I suspect it will be the latter in which case you would need two fields - price and quantity for each warehouse - so says to me you need two rows to split the transaction. And in reality, wouldn't stock be delivered to one location or the other - might be one purchase invoice but would be two lines.

So I also agree with Doc
 
Thank you for your responses. Last few days I have been playing with the original idea, that didn't turned out well (too much overhead with changing parameters on each order). I will try @The_Doc_Man suggestion. I appreciate the note on the stock tracking. Also, @CJ_London excellent comment on having track on stock value separately. Our main stock should hold around 90% of all stocks, while the small one should hold remaining. To answer the delivery: all orders are coming to main location, smaller fraction is moved aside and then transferred to another location.
 
Different kinds of products require different valuation methods. Serialized items like laptops are kept in inventory as quantity 1. You don't ever sell 10 laptops. You sell 1 laptop ten times because each item has a serial number. However, nails are sold by the pound. You would NEVER value nails using purchase price because unless you put serial numbers on your nails, you couldn't know how much a nail was valued at whereas you would value laptops at their original purchase price for inventory valuation purposes. Each time you buy nails and add them to your inventory, you take the current cost and average it with the existing inventory to come up with an existing valuation. So, the price of a pound of nails varies slightly each time you buy more. Whereas the price of a laptop is static because it is valued at its actual cost rather than an average.
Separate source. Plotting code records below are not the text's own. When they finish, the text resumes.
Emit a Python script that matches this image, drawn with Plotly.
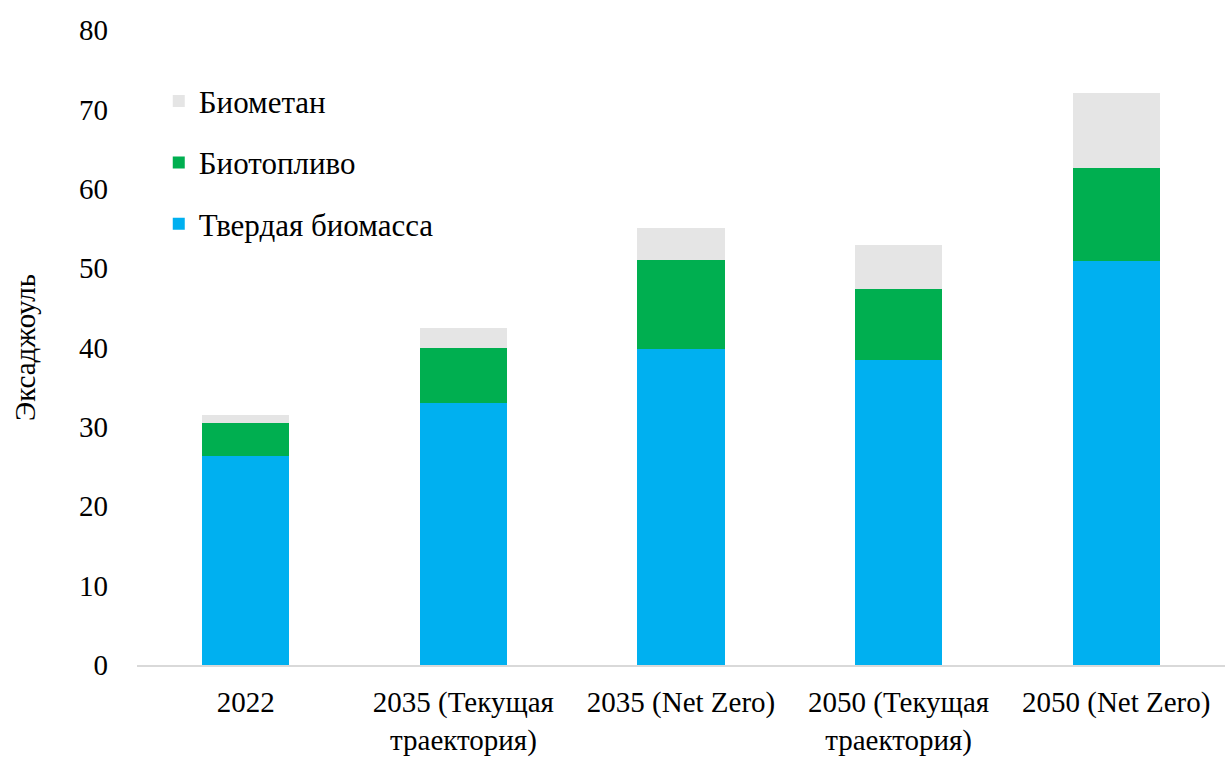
import plotly.graph_objects as go

categories = [
    "2022",
    "2035 (Текущая<br>траектория)",
    "2035 (Net Zero)",
    "2050 (Текущая<br>траектория)",
    "2050 (Net Zero)",
]
solid_biomass = [26.3, 33.0, 39.8, 38.4, 50.9]
biofuel = [4.2, 6.9, 11.2, 9.0, 11.7]
biomethane = [1.0, 2.6, 4.0, 5.5, 9.5]

# (name, values, colour, legend rank: top entry first)
series = [
    ("Твердая биомасса", solid_biomass, "#00B0F0", 3),
    ("Биотопливо", biofuel, "#00AF50", 2),
    ("Биометан", biomethane, "#E5E5E5", 1),
]

font_family = "Liberation Serif"

fig = go.Figure()
for name, values, color, rank in series:
    fig.add_trace(go.Bar(
        x=categories,
        y=values,
        name=name,
        marker=dict(color=color, line=dict(width=0)),
        legendgroup=name,
        legendrank=rank,
    ))

fig.update_layout(
    barmode="stack",
    bargap=0.6,
    width=1225,
    height=758,
    margin=dict(l=137, r=0, t=30, b=93, autoexpand=False),
    paper_bgcolor="white",
    plot_bgcolor="white",
    font=dict(family=font_family, size=30, color="black"),
    showlegend=True,
    legend=dict(
        x=0.02, y=0.93, xanchor="left", yanchor="top",
        traceorder="grouped",
        tracegroupgap=18,
        font=dict(family=font_family, size=31, color="black"),
        bgcolor="rgba(0,0,0,0)",
        itemwidth=30,
    ),
    xaxis=dict(
        showgrid=False,
        showline=True,
        linecolor="#D9D9D9",
        linewidth=2,
        ticks="",
        automargin=False,
        ticklabelstandoff=10,
        tickfont=dict(family=font_family, size=29),
    ),
    yaxis=dict(
        range=[0, 80],
        dtick=10,
        showgrid=False,
        zeroline=False,
        showline=False,
        ticks="",
        automargin=False,
        ticklabelstandoff=28,
        tickfont=dict(family=font_family, size=29),
        title=dict(text="Эксаджоуль", font=dict(family=font_family, size=29), standoff=34),
    ),
)

fig.write_html("out.html")
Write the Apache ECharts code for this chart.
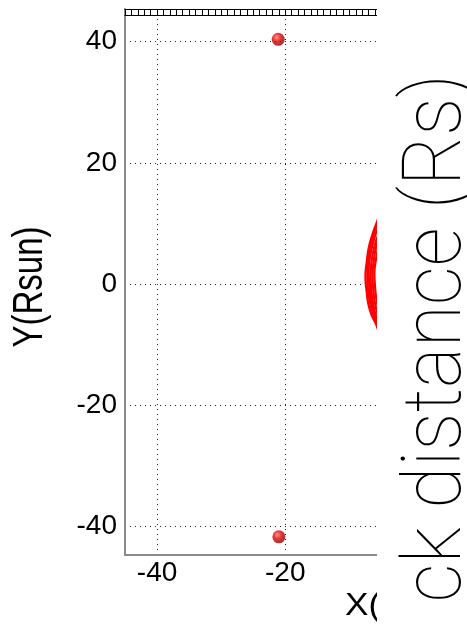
<!DOCTYPE html>
<html>
<head>
<meta charset="utf-8">
<script src="https://cdn.jsdelivr.net/npm/echarts@6/dist/echarts.min.js"></script>
<style>html,body{margin:0;padding:0;background:#fff;}#c{width:467px;height:629px;}</style>
</head>
<body>
<div id="c"></div>
<script>
// ---- data ----
var xRange = [-45, 0];
var yRange = [-44.7, 45.4];
var pointsX = [-21.1, -21.0];
var pointsY = [40.4, -41.7];
var frontA = [[-5.3,11.4],[-5.8,10.0],[-6.5,7.9],[-7.0,5.9],[-7.3,3.6],[-7.5,1.2],[-7.3,-1.3],[-7.0,-3.5],[-6.5,-5.2],[-5.8,-6.7],[-5.3,-8.4]];
var frontB = [[-5.3,10.6],[-5.8,9.5],[-6.4,7.5],[-6.8,5.5],[-7.1,3.4],[-7.2,1.4],[-7.1,-0.9],[-6.8,-3.0],[-6.3,-4.9],[-5.7,-6.5],[-5.2,-8.0]];
var frontC = [[-5.4,9.6],[-5.9,8.3],[-6.4,6.4],[-6.8,4.4],[-7.0,2.2],[-6.9,0.0],[-6.7,-2.2],[-6.3,-4.3],[-5.8,-6.0],[-5.3,-7.4]];
var frontD = [[-5.3,8.6],[-5.8,7.3],[-6.3,5.3],[-6.6,3.2],[-6.7,1.2],[-6.6,-1.0],[-6.3,-3.2],[-5.9,-5.1],[-5.4,-6.6]];
var frontE = [[-5.4,7.6],[-5.9,5.8],[-6.2,3.8],[-6.4,1.6],[-6.3,-0.6],[-6.1,-2.6],[-5.7,-4.6],[-5.3,-6.0]];
var frontF = [[-5.5,6.0],[-5.9,3.8],[-6.1,1.8],[-6.0,-0.4],[-5.8,-2.4],[-5.4,-4.4]];
var fronts = [frontA, frontB, frontC, frontD, frontE, frontF];
var xTitle = 'X(Rsun)';
var yTitle = 'Y(Rsun)';
var sideText = 'ck distance (Rs)';

var chart = echarts.init(document.getElementById('c'), null, {renderer: 'canvas'});
var gridLine = {show: true, lineStyle: {color: '#222', type: [1, 4], width: 1}};
var axisColor = '#8a8a8a';
var labelFont = {color: '#000', fontSize: 28, fontFamily: 'Liberation Sans'};

var series = [];
fronts.forEach(function (f) {
  series.push({
    type: 'line', data: f, smooth: true, showSymbol: false, clip: true,
    lineStyle: {color: '#ff0000', width: 2.2}, z: 3, silent: true
  });
});
series.push({
  type: 'scatter',
  data: pointsX.map(function (x, i) { return [x, pointsY[i]]; }),
  symbolSize: 13,
  itemStyle: {
    color: {type: 'radial', x: 0.38, y: 0.35, r: 0.65,
      colorStops: [{offset: 0, color: '#ff7070'}, {offset: 0.5, color: '#e00000'}, {offset: 1, color: '#900000'}]}
  },
  z: 4
});

chart.setOption({
  animation: false,
  grid: {left: 125, top: 9, right: 53.5, bottom: 74, containLabel: false},
  xAxis: [{
    type: 'value', min: xRange[0], max: xRange[1], splitNumber: 2, position: 'bottom',
    axisLine: {show: true, onZero: false, lineStyle: {color: axisColor, width: 2}},
    axisTick: {show: false},
    axisLabel: Object.assign({showMinLabel: false, margin: 4}, labelFont),
    splitLine: gridLine
  }, {
    type: 'value', min: xRange[0], max: xRange[1], interval: 1, position: 'top',
    axisLine: {show: true, onZero: false, lineStyle: {color: '#000', width: 1}},
    axisTick: {show: true, inside: true, length: 6, lineStyle: {color: '#000', width: 1}},
    axisLabel: {show: false}, splitLine: {show: false}
  }, {
    type: 'value', min: xRange[0], max: xRange[1], position: 'top', offset: -6,
    axisLine: {show: true, onZero: false, lineStyle: {color: '#000', width: 1}},
    axisTick: {show: false}, axisLabel: {show: false}, splitLine: {show: false}
  }],
  yAxis: {
    type: 'value', min: yRange[0], max: yRange[1],
    axisLine: {show: true, onZero: false, lineStyle: {color: axisColor, width: 2}},
    axisTick: {show: false},
    axisLabel: Object.assign({showMinLabel: false, showMaxLabel: false, margin: 8}, labelFont),
    splitLine: gridLine
  },
  series: series,
  graphic: [
    {type: 'text', x: 345, y: 606, z: 50,
      style: {text: xTitle, font: '32px "Liberation Sans"', fill: '#000', align: 'left', verticalAlign: 'middle'}, scaleX: 1.1},
    {type: 'text', x: 30, y: 287, z: 50, rotation: Math.PI / 2, scaleY: 1.3,
      style: {text: yTitle, font: '33px "Liberation Sans"', fill: '#000', align: 'center', verticalAlign: 'middle'}},
    {type: 'rect', z: 100, shape: {x: 377, y: 0, width: 90, height: 629}, style: {fill: '#fff'}},
    {type: 'text', x: 480, y: 74, z: 110, rotation: Math.PI / 2, scaleY: 1.06,
      style: {text: sideText, font: '100 77px Roboto', fill: '#000', align: 'right', verticalAlign: 'bottom'}}
  ]
});
</script>
</body>
</html>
Inventory can be very complex and we need to know YOUR rules in order to suggest how to handle it. Standard accounting practices allow for certain types of variation in assigning a value to inventory.

So, we start with you telling us what type of products we are dealing with. Are we dealing with things that have a shelf-life? So old inventory must be sold first as we would with laptops and milk. The difference here is that we probably won't dump the old laptops, we'll just discount them when new models come out but if milk isn't sold by its sell by date, it is either donated to charities (it still has a few days of safe use even if it can't be sold) or dumped in the trash.